Rows from a dataset of charts and code
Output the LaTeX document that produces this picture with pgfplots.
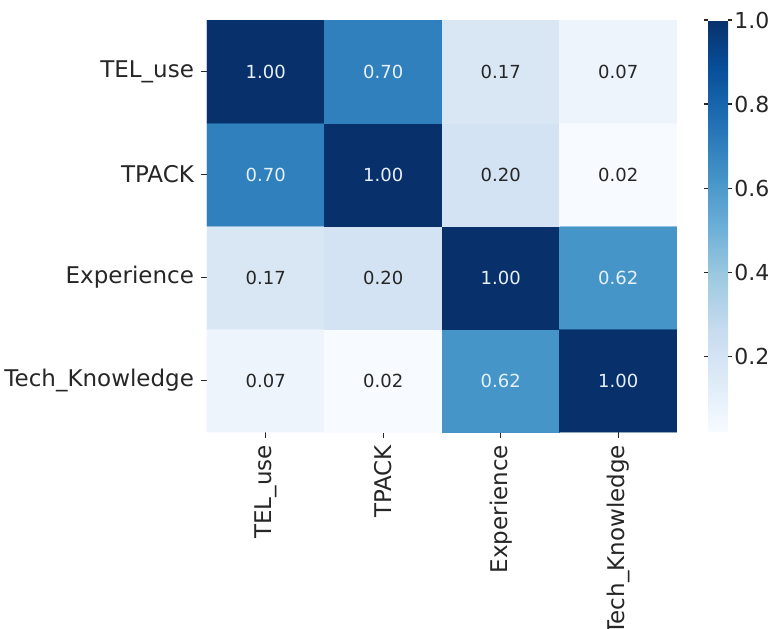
\documentclass[border=0pt]{standalone}
\usepackage{fontspec}
\setmainfont{DejaVu Sans}
\usepackage{pgfplots}
\pgfplotsset{compat=1.18}
\pgfplotsset{/pgf/number format/assume math mode=true}
\definecolor{txt}{HTML}{262626}
\definecolor{lighttxt}{HTML}{E6F0FA}
\begin{document}
\begin{tikzpicture}
\begin{axis}[
  name=ax,
  scale only axis, width=235pt, height=206pt,
  xmin=-0.5, xmax=3.5, ymin=-0.5, ymax=3.5,
  enlargelimits=false,
  axis line style={draw=none},
  xtick={0,1,2,3}, ytick={0,1,2,3},
  xticklabels={TEL\_use,TPACK,Experience,Tech\_Knowledge},
  yticklabels={Tech\_Knowledge,Experience,TPACK,TEL\_use},
  xticklabel style={rotate=90, anchor=east, font=\fontsize{11.5}{13}\selectfont, text=txt},
  yticklabel style={font=\fontsize{11.5}{13}\selectfont, text=txt},
  xtick pos=left, ytick pos=left,
  tick align=outside, major tick length=3pt,
  tick style={draw=txt, line width=0.6pt},
  colormap={blues}{rgb255=(247,251,255) rgb255=(222,235,247) rgb255=(198,219,239) rgb255=(158,202,225) rgb255=(107,174,214) rgb255=(66,146,198) rgb255=(33,113,181) rgb255=(8,81,156) rgb255=(8,48,107)},
  point meta min=0.02, point meta max=1.0,
  colorbar,
  colorbar style={
    width=10pt,
    at={(parent axis.north east)}, anchor=north west, xshift=7pt,
    ytick={0.2,0.4,0.6,0.8,1.0},
    yticklabel={\pgfmathprintnumber[fixed,fixed zerofill,precision=1,assume math mode=true]{\tick}},
    yticklabel style={font=\fontsize{11}{13}\selectfont, text=txt, inner sep=1pt},
    axis line style={draw=none},
    tick style={draw=txt, line width=0.6pt},
    major tick length=2pt, tick align=outside,
  },
]
\addplot[matrix plot*, mesh/cols=4, mesh/rows=4, point meta=explicit] table[meta=c]{
x y c
0 0 0.07
1 0 0.02
2 0 0.62
3 0 1.00
0 1 0.17
1 1 0.20
2 1 1.00
3 1 0.62
0 2 0.70
1 2 1.00
2 2 0.20
3 2 0.02
0 3 1.00
1 3 0.70
2 3 0.17
3 3 0.07
};
\addplot[only marks, mark=none, nodes near coords, point meta=explicit symbolic,
  every node near coord/.append style={anchor=center, font=\fontsize{9}{11}\selectfont, text=lighttxt}] table[meta=l]{
x y l
2 0 0.62
3 0 1.00
2 1 1.00
3 1 0.62
0 2 0.70
1 2 1.00
0 3 1.00
1 3 0.70
};
\addplot[only marks, mark=none, nodes near coords, point meta=explicit symbolic,
  every node near coord/.append style={anchor=center, font=\fontsize{9}{11}\selectfont, text=txt}] table[meta=l]{
x y l
0 0 0.07
1 0 0.02
0 1 0.17
1 1 0.20
2 2 0.20
3 2 0.02
2 3 0.17
3 3 0.07
};
\end{axis}
\pgfresetboundingbox
\path ([xshift=-103.5pt,yshift=-98pt]ax.south west) rectangle ([xshift=282.5pt,yshift=216pt]ax.south west);
\end{tikzpicture}
\end{document}
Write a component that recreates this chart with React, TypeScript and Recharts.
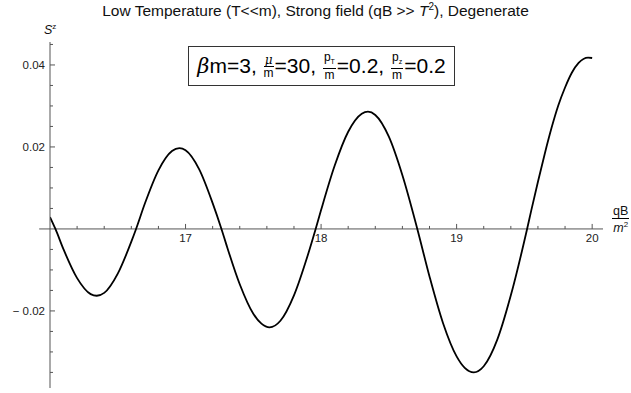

--- Exercise objective ---
Leave out the pictures and return every record word for word.

--- Exercise result ---
Output the LaTeX document that produces this picture with pgfplots.
\documentclass[border=0pt]{standalone}
\usepackage{fontspec}
\setmainfont{DejaVu Sans}
\usepackage{pgfplots}
\pgfplotsset{compat=1.18}
\pgfplotsset{/pgf/number format/assume math mode=true}
\definecolor{txt}{HTML}{262626}
\definecolor{lighttxt}{HTML}{E6F0FA}
\begin{document}
\begin{tikzpicture}
\begin{axis}[
  name=ax,
  scale only axis, width=235pt, height=206pt,
  xmin=-0.5, xmax=3.5, ymin=-0.5, ymax=3.5,
  enlargelimits=false,
  axis line style={draw=none},
  xtick={0,1,2,3}, ytick={0,1,2,3},
  xticklabels={TEL\_use,TPACK,Experience,Tech\_Knowledge},
  yticklabels={Tech\_Knowledge,Experience,TPACK,TEL\_use},
  xticklabel style={rotate=90, anchor=east, font=\fontsize{11.5}{13}\selectfont, text=txt},
  yticklabel style={font=\fontsize{11.5}{13}\selectfont, text=txt},
  xtick pos=left, ytick pos=left,
  tick align=outside, major tick length=3pt,
  tick style={draw=txt, line width=0.6pt},
  colormap={blues}{rgb255=(247,251,255) rgb255=(222,235,247) rgb255=(198,219,239) rgb255=(158,202,225) rgb255=(107,174,214) rgb255=(66,146,198) rgb255=(33,113,181) rgb255=(8,81,156) rgb255=(8,48,107)},
  point meta min=0.02, point meta max=1.0,
  colorbar,
  colorbar style={
    width=10pt,
    at={(parent axis.north east)}, anchor=north west, xshift=7pt,
    ytick={0.2,0.4,0.6,0.8,1.0},
    yticklabel={\pgfmathprintnumber[fixed,fixed zerofill,precision=1,assume math mode=true]{\tick}},
    yticklabel style={font=\fontsize{11}{13}\selectfont, text=txt, inner sep=1pt},
    axis line style={draw=none},
    tick style={draw=txt, line width=0.6pt},
    major tick length=2pt, tick align=outside,
  },
]
\addplot[matrix plot*, mesh/cols=4, mesh/rows=4, point meta=explicit] table[meta=c]{
x y c
0 0 0.07
1 0 0.02
2 0 0.62
3 0 1.00
0 1 0.17
1 1 0.20
2 1 1.00
3 1 0.62
0 2 0.70
1 2 1.00
2 2 0.20
3 2 0.02
0 3 1.00
1 3 0.70
2 3 0.17
3 3 0.07
};
\addplot[only marks, mark=none, nodes near coords, point meta=explicit symbolic,
  every node near coord/.append style={anchor=center, font=\fontsize{9}{11}\selectfont, text=lighttxt}] table[meta=l]{
x y l
2 0 0.62
3 0 1.00
2 1 1.00
3 1 0.62
0 2 0.70
1 2 1.00
0 3 1.00
1 3 0.70
};
\addplot[only marks, mark=none, nodes near coords, point meta=explicit symbolic,
  every node near coord/.append style={anchor=center, font=\fontsize{9}{11}\selectfont, text=txt}] table[meta=l]{
x y l
0 0 0.07
1 0 0.02
0 1 0.17
1 1 0.20
2 2 0.20
3 2 0.02
2 3 0.17
3 3 0.07
};
\end{axis}
\pgfresetboundingbox
\path ([xshift=-103.5pt,yshift=-98pt]ax.south west) rectangle ([xshift=282.5pt,yshift=216pt]ax.south west);
\end{tikzpicture}
\end{document}
Write a component that recreates this chart with React, TypeScript and Recharts.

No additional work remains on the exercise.